* WHAT YOU WILL DO *
Return the material exactly, first line through the line containing "const shift = [-1, -1, 10];", and nothing more. Pictures stay out.

####################

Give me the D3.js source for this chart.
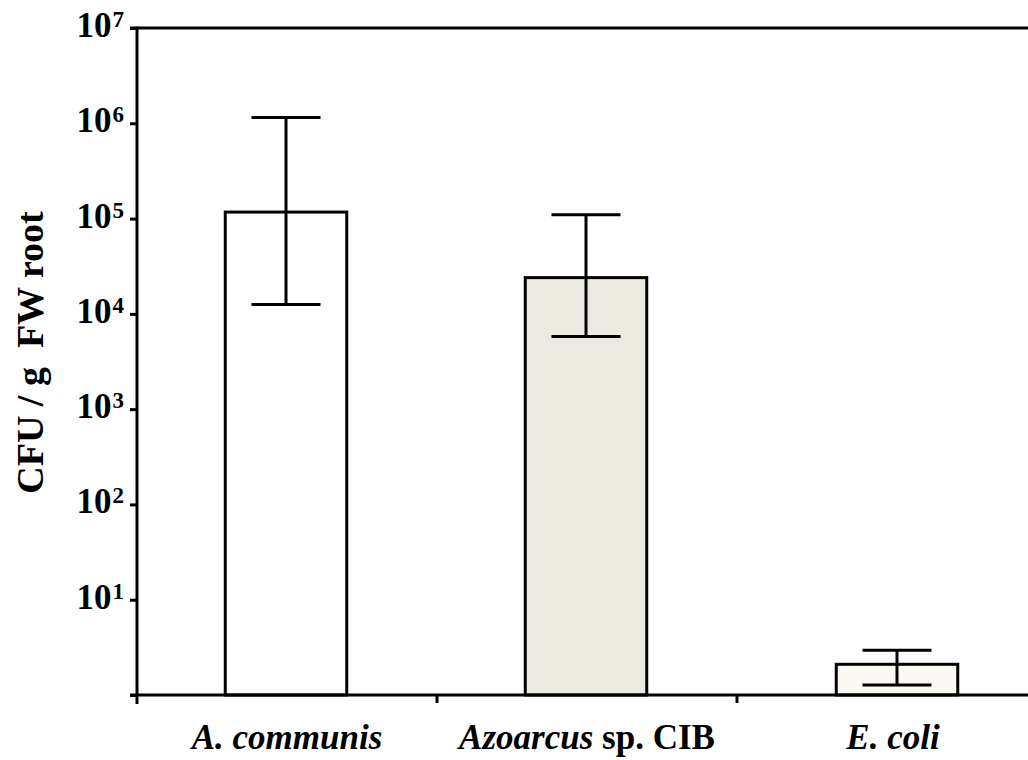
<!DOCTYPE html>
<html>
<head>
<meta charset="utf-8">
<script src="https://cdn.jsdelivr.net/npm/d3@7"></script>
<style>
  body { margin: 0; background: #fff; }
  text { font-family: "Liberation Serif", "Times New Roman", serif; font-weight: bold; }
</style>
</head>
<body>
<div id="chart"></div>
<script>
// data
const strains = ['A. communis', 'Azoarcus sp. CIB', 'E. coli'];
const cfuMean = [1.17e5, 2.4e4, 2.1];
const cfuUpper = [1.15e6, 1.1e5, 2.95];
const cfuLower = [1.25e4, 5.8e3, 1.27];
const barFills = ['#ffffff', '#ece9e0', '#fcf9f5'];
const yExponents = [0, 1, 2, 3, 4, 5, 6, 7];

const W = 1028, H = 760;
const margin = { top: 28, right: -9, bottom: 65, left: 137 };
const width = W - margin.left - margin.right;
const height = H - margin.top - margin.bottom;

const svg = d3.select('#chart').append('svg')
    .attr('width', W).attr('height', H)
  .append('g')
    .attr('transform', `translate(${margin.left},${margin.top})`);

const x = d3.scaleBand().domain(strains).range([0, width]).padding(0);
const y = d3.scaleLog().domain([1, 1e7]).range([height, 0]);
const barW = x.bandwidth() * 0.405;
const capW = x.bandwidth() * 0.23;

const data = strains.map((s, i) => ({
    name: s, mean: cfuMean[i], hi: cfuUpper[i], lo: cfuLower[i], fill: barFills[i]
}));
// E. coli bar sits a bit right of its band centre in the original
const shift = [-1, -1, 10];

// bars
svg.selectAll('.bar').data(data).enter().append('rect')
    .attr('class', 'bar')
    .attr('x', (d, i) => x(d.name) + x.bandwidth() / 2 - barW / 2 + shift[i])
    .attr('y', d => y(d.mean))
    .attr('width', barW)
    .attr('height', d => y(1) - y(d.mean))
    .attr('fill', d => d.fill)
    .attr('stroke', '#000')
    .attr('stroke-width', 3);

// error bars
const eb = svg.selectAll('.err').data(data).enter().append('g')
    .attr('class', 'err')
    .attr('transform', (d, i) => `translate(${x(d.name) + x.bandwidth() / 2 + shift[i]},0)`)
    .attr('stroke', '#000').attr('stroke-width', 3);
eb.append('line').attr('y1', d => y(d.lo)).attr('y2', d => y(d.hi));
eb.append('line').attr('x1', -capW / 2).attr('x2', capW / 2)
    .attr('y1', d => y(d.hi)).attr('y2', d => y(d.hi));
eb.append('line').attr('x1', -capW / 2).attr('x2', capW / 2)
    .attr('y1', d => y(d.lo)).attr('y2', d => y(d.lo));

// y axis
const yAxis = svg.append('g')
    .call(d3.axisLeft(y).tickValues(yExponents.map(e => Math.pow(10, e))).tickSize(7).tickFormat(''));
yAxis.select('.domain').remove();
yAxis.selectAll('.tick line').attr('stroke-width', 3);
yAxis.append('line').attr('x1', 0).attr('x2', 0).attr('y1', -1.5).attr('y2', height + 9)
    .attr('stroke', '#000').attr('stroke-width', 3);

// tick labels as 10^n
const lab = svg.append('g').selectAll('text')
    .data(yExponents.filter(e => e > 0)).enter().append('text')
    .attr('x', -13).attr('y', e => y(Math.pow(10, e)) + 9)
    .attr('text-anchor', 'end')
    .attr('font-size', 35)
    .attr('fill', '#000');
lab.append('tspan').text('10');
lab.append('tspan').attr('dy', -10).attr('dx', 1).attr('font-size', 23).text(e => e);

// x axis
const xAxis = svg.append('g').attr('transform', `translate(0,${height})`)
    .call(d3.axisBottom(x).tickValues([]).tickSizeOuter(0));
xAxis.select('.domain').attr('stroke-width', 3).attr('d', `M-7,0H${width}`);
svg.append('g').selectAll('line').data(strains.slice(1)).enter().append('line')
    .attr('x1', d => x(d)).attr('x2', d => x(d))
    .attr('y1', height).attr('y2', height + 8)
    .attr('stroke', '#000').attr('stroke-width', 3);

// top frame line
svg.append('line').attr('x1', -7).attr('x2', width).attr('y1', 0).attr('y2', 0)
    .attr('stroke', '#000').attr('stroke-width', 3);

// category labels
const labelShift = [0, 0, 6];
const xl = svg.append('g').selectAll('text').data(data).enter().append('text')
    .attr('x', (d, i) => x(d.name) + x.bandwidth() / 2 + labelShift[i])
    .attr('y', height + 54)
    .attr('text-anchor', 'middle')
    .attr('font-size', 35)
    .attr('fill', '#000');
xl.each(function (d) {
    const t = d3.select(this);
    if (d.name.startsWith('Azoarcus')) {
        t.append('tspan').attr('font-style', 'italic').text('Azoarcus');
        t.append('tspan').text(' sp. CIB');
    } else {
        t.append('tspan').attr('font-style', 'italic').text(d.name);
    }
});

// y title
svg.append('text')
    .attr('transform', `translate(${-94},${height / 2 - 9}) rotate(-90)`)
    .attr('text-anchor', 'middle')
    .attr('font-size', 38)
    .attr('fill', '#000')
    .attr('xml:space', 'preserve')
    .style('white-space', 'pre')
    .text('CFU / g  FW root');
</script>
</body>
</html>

####################

* THE SOLUTION *
Give me the D3.js source for this chart.
<!DOCTYPE html>
<html>
<head>
<meta charset="utf-8">
<script src="https://cdn.jsdelivr.net/npm/d3@7"></script>
<style>
  body { margin: 0; background: #fff; }
  text { font-family: "Liberation Serif", "Times New Roman", serif; font-weight: bold; }
</style>
</head>
<body>
<div id="chart"></div>
<script>
// data
const strains = ['A. communis', 'Azoarcus sp. CIB', 'E. coli'];
const cfuMean = [1.17e5, 2.4e4, 2.1];
const cfuUpper = [1.15e6, 1.1e5, 2.95];
const cfuLower = [1.25e4, 5.8e3, 1.27];
const barFills = ['#ffffff', '#ece9e0', '#fcf9f5'];
const yExponents = [0, 1, 2, 3, 4, 5, 6, 7];

const W = 1028, H = 760;
const margin = { top: 28, right: -9, bottom: 65, left: 137 };
const width = W - margin.left - margin.right;
const height = H - margin.top - margin.bottom;

const svg = d3.select('#chart').append('svg')
    .attr('width', W).attr('height', H)
  .append('g')
    .attr('transform', `translate(${margin.left},${margin.top})`);

const x = d3.scaleBand().domain(strains).range([0, width]).padding(0);
const y = d3.scaleLog().domain([1, 1e7]).range([height, 0]);
const barW = x.bandwidth() * 0.405;
const capW = x.bandwidth() * 0.23;

const data = strains.map((s, i) => ({
    name: s, mean: cfuMean[i], hi: cfuUpper[i], lo: cfuLower[i], fill: barFills[i]
}));
// E. coli bar sits a bit right of its band centre in the original
const shift = [-1, -1, 10];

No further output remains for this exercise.